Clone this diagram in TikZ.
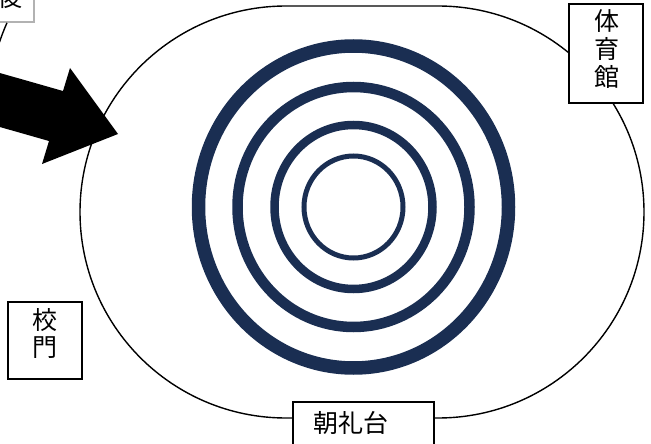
\documentclass[tikz,border=0pt]{standalone}
\usepackage{fontspec}
\newfontfamily\jp{Noto Sans CJK JP}
\definecolor{navy}{RGB}{26,46,82}
\begin{document}
\begin{tikzpicture}[x=1pt,y=-1pt,
  boxstyle/.style={draw=black, line width=1.6pt, fill=white, inner sep=0pt, rectangle},
  lbl/.style={font=\jp\fontsize{25}{27.5}\selectfont, inner sep=0pt, align=center},
  ring/.style={draw=navy}]
\useasboundingbox (0,0) rectangle (651,444);
\clip (0,0) rectangle (651,444);
% outer track
\draw[line width=1.4pt, rounded corners=206pt] (80,6) rectangle (644,418);
% big arrow
\fill[black] (-30,64.5) -- (63,91) -- (70,68) -- (118,134) -- (42,164) -- (49,141) -- (-30,118.5) -- cycle;
% rings
\draw[ring, line width=13.5pt] (353.5,207) ellipse [x radius=155pt, y radius=161pt];
\draw[ring, line width=10.5pt] (353.5,207) ellipse [x radius=116pt, y radius=120pt];
\draw[ring, line width=8.5pt] (353.5,207) ellipse [x radius=79pt, y radius=82pt];
\draw[ring, line width=5pt] (353.5,207) ellipse [x radius=49.5pt, y radius=51pt];
% top-left box
\node[boxstyle, draw=gray!60, minimum width=74pt, minimum height=62pt] (ushiro) at (-3,-9) {};
\node[lbl] (ushirot) at (10.5,-3) {後};
\coordinate (uend) at (-4,52);
\draw[line width=1.4pt] ([xshift=10pt]ushiro.south) .. controls (3,32) .. (uend);
% gym
\node[boxstyle, minimum width=74pt, minimum height=99pt] (gym) at (606,53.5) {};
\node[lbl, font=\jp\fontsize{25}{28}\selectfont] (gymt) at (607,49) {体\\育\\館};
% gate
\node[boxstyle, minimum width=74pt, minimum height=77pt] (gate) at (45,340.5) {};
\node[lbl, font=\jp\fontsize{25}{27}\selectfont] (gatet) at (45,333.5) {校\\門};
% stage
\node[boxstyle, minimum width=141pt, minimum height=44pt] (stage) at (363.5,424) {};
\node[lbl] (staget) at (351,423) {朝礼台};
\end{tikzpicture}
\end{document}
§ §
__Challenge__: Omit every picture, then reproduce the rest of the listing exactly.

__Problem solution__:
Clone this diagram in TikZ.
\documentclass[tikz,border=0pt]{standalone}
\usepackage{fontspec}
\newfontfamily\jp{Noto Sans CJK JP}
\definecolor{navy}{RGB}{26,46,82}
\begin{document}
\begin{tikzpicture}[x=1pt,y=-1pt,
  boxstyle/.style={draw=black, line width=1.6pt, fill=white, inner sep=0pt, rectangle},
  lbl/.style={font=\jp\fontsize{25}{27.5}\selectfont, inner sep=0pt, align=center},
  ring/.style={draw=navy}]
\useasboundingbox (0,0) rectangle (651,444);
\clip (0,0) rectangle (651,444);
% outer track
\draw[line width=1.4pt, rounded corners=206pt] (80,6) rectangle (644,418);
% big arrow
\fill[black] (-30,64.5) -- (63,91) -- (70,68) -- (118,134) -- (42,164) -- (49,141) -- (-30,118.5) -- cycle;
% rings
\draw[ring, line width=13.5pt] (353.5,207) ellipse [x radius=155pt, y radius=161pt];
\draw[ring, line width=10.5pt] (353.5,207) ellipse [x radius=116pt, y radius=120pt];
\draw[ring, line width=8.5pt] (353.5,207) ellipse [x radius=79pt, y radius=82pt];
\draw[ring, line width=5pt] (353.5,207) ellipse [x radius=49.5pt, y radius=51pt];
% top-left box
\node[boxstyle, draw=gray!60, minimum width=74pt, minimum height=62pt] (ushiro) at (-3,-9) {};
\node[lbl] (ushirot) at (10.5,-3) {後};
\coordinate (uend) at (-4,52);
\draw[line width=1.4pt] ([xshift=10pt]ushiro.south) .. controls (3,32) .. (uend);
% gym
\node[boxstyle, minimum width=74pt, minimum height=99pt] (gym) at (606,53.5) {};
\node[lbl, font=\jp\fontsize{25}{28}\selectfont] (gymt) at (607,49) {体\\育\\館};
% gate
\node[boxstyle, minimum width=74pt, minimum height=77pt] (gate) at (45,340.5) {};
\node[lbl, font=\jp\fontsize{25}{27}\selectfont] (gatet) at (45,333.5) {校\\門};
% stage
\node[boxstyle, minimum width=141pt, minimum height=44pt] (stage) at (363.5,424) {};
\node[lbl] (staget) at (351,423) {朝礼台};
\end{tikzpicture}
\end{document}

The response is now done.